I loved my husband with absolutely everything I have inside of me and I always will and part of me will always feel lost without him. I’m becoming independent again. I’d rather spend the rest of my life squished up against Creej, holding on and encircling myself in the safety of him. Other widows do that. I don’t want to, though. That’s not who I want to be. It’s going to take time, work, faith and as much strength as I can muster, and when all is said and done, I’ll be okay.

Monday, April 4, 2005

The Opening Scene

I have said that Chris and I meet in choir but the truth is we met on the way out the door of Brookline High School after a Martin Luther King Day choir concert, which was to be Chris’ last experience with the choir. He was beginning grad school the next day and didn’t have the time to remain a member. so the truth really is that although we were in choir together for several months, we didn’t really meet until the very end of the choir experience.

I got lost in the school and decided to go out the first door I could find. I had parked my car in front of the school but when I came out the door, I was confused and didn’t know where my car was. Chris was about fifteen to twenty feet behind me and I was holding the door for him to exit. He admitted to me months later that he was so shy that he slowed down so that he wouldn’t catch up to me.

I said, “Excuse me.” And Chris replied, “Yes?” I asked him if he knew where the front of the school was and he said he didn’t and that he wasn’t from around there. I said, “Oh. Where did you come from?” and he said “Somerville.” I was living in Somerville, too and offered him a ride home, which he accepted.

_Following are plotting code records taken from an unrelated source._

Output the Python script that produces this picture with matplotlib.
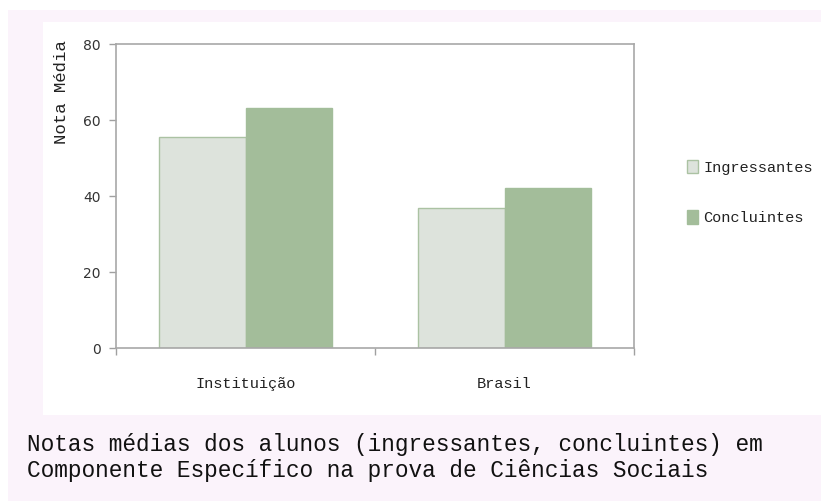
import matplotlib.pyplot as plt
import numpy as np
from matplotlib.patches import Rectangle

categorias = ['Instituição', 'Brasil']
ingressantes = [55.5, 36.8]
concluintes = [63.2, 42.2]
series = ['Ingressantes', 'Concluintes']
yticks = [0, 20, 40, 60, 80]

W, H = 821, 501
fig = plt.figure(figsize=(W / 100, H / 100), dpi=100)
fig.patch.set_facecolor('white')

# fundo rosado com a moldura branca do gráfico
def px_rect(x0, y0, x1, y1, cor):
    fig.patches.append(Rectangle((x0 / W, 1 - y1 / H), (x1 - x0) / W, (y1 - y0) / H,
                                 transform=fig.transFigure, facecolor=cor,
                                 edgecolor='none', zorder=-10))

px_rect(8, 10, 821, 501, '#fbf3fb')
px_rect(43, 22, 821, 415, 'white')

ax = fig.add_axes([116 / W, 1 - 348 / H, (634 - 116) / W, (348 - 44) / H])
ax.set_facecolor('white')

x = np.arange(len(categorias))
w = 1 / 3
ax.bar(x - w / 2, ingressantes, w, color='#dde3dc', edgecolor='#abc2a3',
       linewidth=1, label=series[0])
ax.bar(x + w / 2, concluintes, w, color='#a3bd9a', edgecolor='#a3bd9a',
       linewidth=1, label=series[1])

ax.set_xlim(-0.5, 1.5)
ax.set_ylim(0, 80)
ax.set_yticks(yticks)
ax.set_yticklabels([str(v) for v in yticks], fontsize=10, color='#333333')
ax.set_xticks([-0.5, 0.5, 1.5])
ax.set_xticklabels([])
ax.tick_params(axis='both', color='#a0a0a0', length=5, width=1)
ax.tick_params(axis='y', pad=6)
for s in ax.spines.values():
    s.set_color('#a8a8a8')
    s.set_linewidth(1.2)

mono = 'Liberation Mono'
for xi, nome in zip(x, categorias):
    ax.text(xi, -9.5, nome, ha='center', va='center', fontsize=11,
            family=mono, color='#222222')

fig.text(61 / W, 1 - 92 / H, 'Nota Média', rotation=90, ha='center', va='center',
         fontsize=12.5, family=mono, color='#222222')

leg = ax.legend(loc='upper left', bbox_to_anchor=(679 / W, 1 - 152 / H),
                bbox_transform=fig.transFigure, frameon=False,
                prop={'family': mono, 'size': 11},
                handlelength=0.75, handleheight=1.0, handletextpad=0.35,
                labelspacing=2.3, borderpad=0)
for t in leg.get_texts():
    t.set_color('#222222')

fig.text(27 / W, 1 - 445 / H, 'Notas médias dos alunos (ingressantes, concluintes) em',
         ha='left', va='center', fontsize=16.4, family=mono, color='#111111')
fig.text(27 / W, 1 - 471 / H, 'Componente Específico na prova de Ciências Sociais',
         ha='left', va='center', fontsize=16.4, family=mono, color='#111111')

fig.savefig('out.png', dpi=100)
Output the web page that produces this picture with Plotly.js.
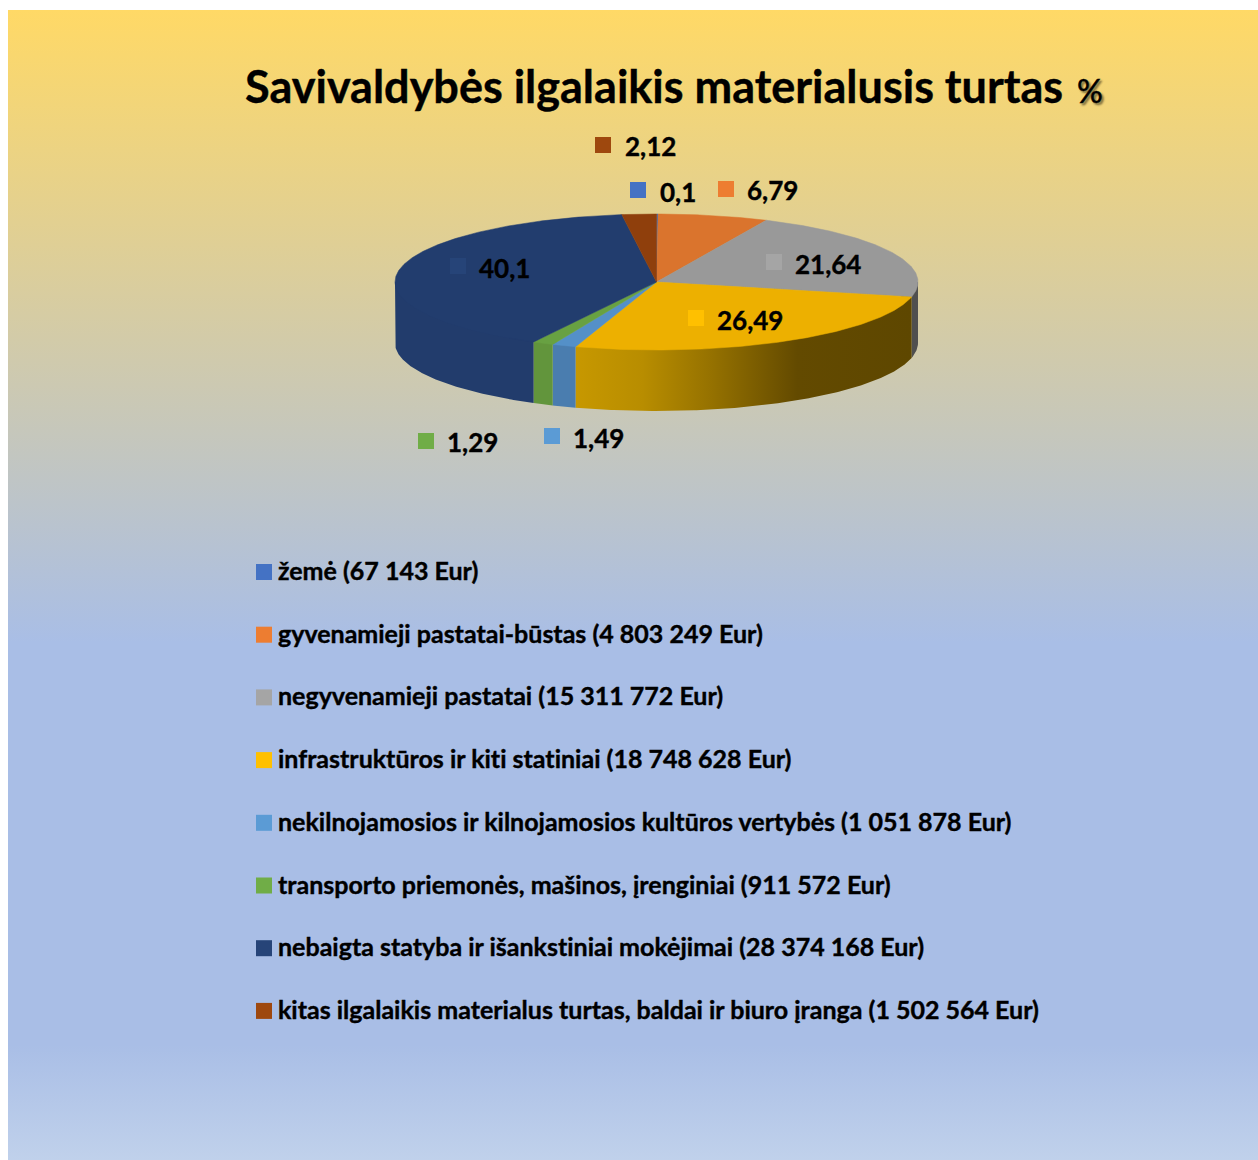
<!DOCTYPE html>
<html>
<head>
<meta charset="utf-8">
<script src="https://cdn.plot.ly/plotly-3.0.1.min.js"></script>
<style>
html,body{margin:0;padding:0;background:#fff;width:1258px;height:1160px;overflow:hidden}
#bg{position:absolute;left:8px;top:10px;width:1250px;height:1150px;
background:linear-gradient(180deg,#FFD966 0%,#A9BEE6 55%,#A9BEE6 90%,#C0D1EB 100%)}
#chart{position:absolute;left:0;top:0;width:1258px;height:1160px}
svg text{font-variant-ligatures:none;font-feature-settings:"liga" 0,"clig" 0;stroke:#000;stroke-width:.4px}
</style>
</head>
<body>
<div id="bg"></div>
<div id="chart"></div>
<script>
// ---------- data ----------
const categories = ["žemė (67 143 Eur)","gyvenamieji pastatai-būstas (4 803 249 Eur)","negyvenamieji pastatai (15 311 772 Eur)","infrastruktūros ir kiti statiniai (18 748 628 Eur)","nekilnojamosios ir kilnojamosios kultūros vertybės (1 051 878 Eur)","transporto priemonės, mašinos, įrenginiai (911 572 Eur)","nebaigta statyba ir išankstiniai mokėjimai (28 374 168 Eur)","kitas ilgalaikis materialus turtas, baldai ir biuro įranga (1 502 564 Eur)"];
const percents = [0.1,6.79,21.64,26.49,1.49,1.29,40.1,2.12];
const percentLabels = ["0,1","6,79","21,64","26,49","1,49","1,29","40,1","2,12"];

// ---------- styles and positions ----------
const keyColors = ["#4472C4","#ED7D31","#A5A5A5","#FFC000","#5B9BD5","#70AD47","#264478","#9E480E"];
const topColors = ["#3F69B4","#DA742D","#999999","#EDB000","#5490C8","#68A142","#223D6E","#8F3F0C"];
const wallColors = ["#3A60A5","#C56826","#4F4F4F","#C49500","#4A7DAF","#62953C","#223C6C","#7F380A"];
const labelKeyX = [638,726,774,696,552,426,458,603];
const labelKeyY = [190,189,262,318,436,441,266,145];
const labelTextX = [660,747,795,717,573,447,479,625];
const labelTextY = [191.5,189.5,263.5,319.5,437.5,441.5,267.5,145.5];
const legendKeyX = 264, legendTextX = 278, legendTop = 572, legendStep = 62.7;
const cx = 656.5, cy = 282, rx = 261.5, ry = 68, depth = 61, hiddenInset = 0.96;
const FONT = "Lato, Carlito, 'Open Sans', sans-serif";

// ---------- geometry from values ----------
const total = percents.reduce((a,b)=>a+b,0);
const px = (t,k=1) => cx + k*rx*Math.sin(t);
const py = (t,k=1) => cy - k*ry*Math.cos(t);
function arc(a,b){
  const n = Math.max(2,Math.ceil(Math.abs(b-a)/0.01));
  const out=[];
  for(let i=0;i<=n;i++) out.push(a+(b-a)*i/n);
  return out;
}
let acc = 0;
const spans = percents.map(v=>{const a=acc/total*2*Math.PI; acc+=v; return [a,acc/total*2*Math.PI];});

const traces = [];
// side walls (front half only); their upper edge runs hidden beneath the top face
spans.forEach((s,i)=>{
  const a=Math.max(s[0],Math.PI/2), b=Math.min(s[1],1.5*Math.PI);
  if(b<=a) return;
  const ts=arc(a,b), rev=ts.slice().reverse();
  const t={x:ts.map(u=>px(u,hiddenInset)).concat([px(b)],rev.map(u=>px(u)),[px(a)]),
           y:ts.map(u=>py(u,hiddenInset)).concat([py(b)],rev.map(u=>py(u)+depth),[py(a)]),
           mode:"lines",fill:"toself",line:{width:0},
           fillcolor:wallColors[i],hoverinfo:"skip",showlegend:false};
  if(i===3){
    t.fillgradient={type:"horizontal",start:px(b),stop:px(a),
      colorscale:[[0,"#C79800"],[0.2,"#B88D00"],[0.4,"#967200"],[0.66,"#634A00"],[1,"#5E4700"]]};
  }
  traces.push(t);
});
// top faces
spans.forEach((s,i)=>{
  const ts=arc(s[0],s[1]);
  traces.push({x:[cx].concat(ts.map(u=>px(u)),[cx]),y:[cy].concat(ts.map(u=>py(u)),[cy]),
    mode:"lines",fill:"toself",line:{width:0.5,color:topColors[i]},fillcolor:topColors[i],
    name:categories[i],text:percentLabels[i],hoverinfo:"name+text",showlegend:false});
});
// value labels: key squares
traces.push({x:labelKeyX,y:labelKeyY,mode:"markers",
  marker:{symbol:"square",size:16,color:keyColors,line:{width:0}},hoverinfo:"skip",showlegend:false});
// key of the chart: squares
traces.push({x:categories.map(()=>legendKeyX),y:categories.map((c,i)=>legendTop+i*legendStep),mode:"markers",
  marker:{symbol:"square",size:16,color:keyColors,line:{width:0}},hoverinfo:"skip",showlegend:false});

const annotations = [];
percentLabels.forEach((t,i)=>annotations.push({x:labelTextX[i],y:labelTextY[i],xref:"x",yref:"y",text:t,
  showarrow:false,xanchor:"left",yanchor:"middle",borderpad:0,borderwidth:0,
  font:{family:FONT,size:26,color:"#000",weight:700}}));
categories.forEach((t,i)=>annotations.push({x:legendTextX,y:legendTop+i*legendStep-2,xref:"x",yref:"y",text:t,
  showarrow:false,xanchor:"left",yanchor:"middle",borderpad:0,borderwidth:0,
  font:{family:FONT,size:25,color:"#000",weight:700}}));
annotations.push({x:1075,y:90,xref:"x",yref:"y",text:"%",showarrow:false,xanchor:"left",yanchor:"middle",
  font:{family:FONT,size:32,color:"#000",weight:500,shadow:"2px 2px 2px rgba(0,0,0,0.45)"}});

const layout = {
  width:1258,height:1160,
  margin:{l:0,r:0,t:0,b:0},
  paper_bgcolor:"rgba(0,0,0,0)",plot_bgcolor:"rgba(0,0,0,0)",
  showlegend:false,
  title:{text:"Savivaldybės ilgalaikis materialusis turtas",x:245/1258,xanchor:"left",xref:"paper",
    y:1-87/1160,yanchor:"middle",yref:"paper",pad:{t:0,b:0,l:0,r:0},
    font:{family:FONT,size:45,color:"#000",weight:700}},
  xaxis:{range:[0,1258],visible:false,fixedrange:true},
  yaxis:{range:[1160,0],visible:false,fixedrange:true},
  annotations
};
Plotly.newPlot("chart",traces,layout,{displayModeBar:false,staticPlot:false});
</script>
</body>
</html>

We both walked to my car. On the ride home, we began talking about ourselves and what we liked and what we have done. Chris told me he had graduated with his B.A. in Theater, which made me very happy because I love theater. I felt completely safe with him because I was convinced that he was gay. He was singing in a choir and that, along with the theater degree was all I needed to know to make my sweeping generalization about his gender preference. Because I felt so safe, I was able to be myself. Chris asked me how old I was and I said, “31” to which he nodded in approval, which only made me think, “This 20 year old guy is okay with me being 31.” I thought it was kind of strange. He looked very young. He told me he was 28 years old, which was fine. He was gay, it didn’t really mean anything to me at the time based on the assumption I had made. We continued to talk.

During our ride, someone cut me off and I yelled at the top of my lungs, “You mother-fucking prick-bag!!!!” and turned to Chris and said, “Oh. I’m sorry. I have a horrible mouth.” He said that was okay and that he swore, too. We kept talking.

When we finally reached his house, which was only a 10-minute drive from mine, I stopped the car and said, “Here we are.” And Chris thanked me and then said, “Would you like to get a cup of coffee with me some time?” I thought, “This gay man wants to be my friend.” and, very uncharacteristically, said, “Absolutely!” He smiled and handed me his business card which depicted him as a professional bass-player. I remember thinking, “Oh, great, a fucking musician.”

When I drove away, I was beaming. I kept saying, “I got asked out!! Somebody asked me out!!”

Chris later told me that he went upstairs and did a little dance for him roommate, saying, “I got a date! I got a date!”

We were just two of the same person, me and Chris.

I wish I could watch that entire scene from outside of my own body and see what it was that made us click during that twenty minute ride. Fate was obviously at play there as the conversation unraveled the layers of our personalities exposing us to each other and ultimately bonding us together for the following six years.

After Chris died, I escaped to Keene, NH where I stayed for four days (I think. It’s still hazy.).

When I got back to Somerville, I drove down Waterhouse Street and stopped the car in front of the house Chris lived in when we met; the house he came out of when I rang the doorbell to pick him up for our first date. I imagined him sitting next to me, just like when I drove him home that first day. I remembered him asking me if I’d like to have a coffee with him. I closed my eyes and as the tears rolled down my face I said out loud. “Absolutely.” and drove away for the last time.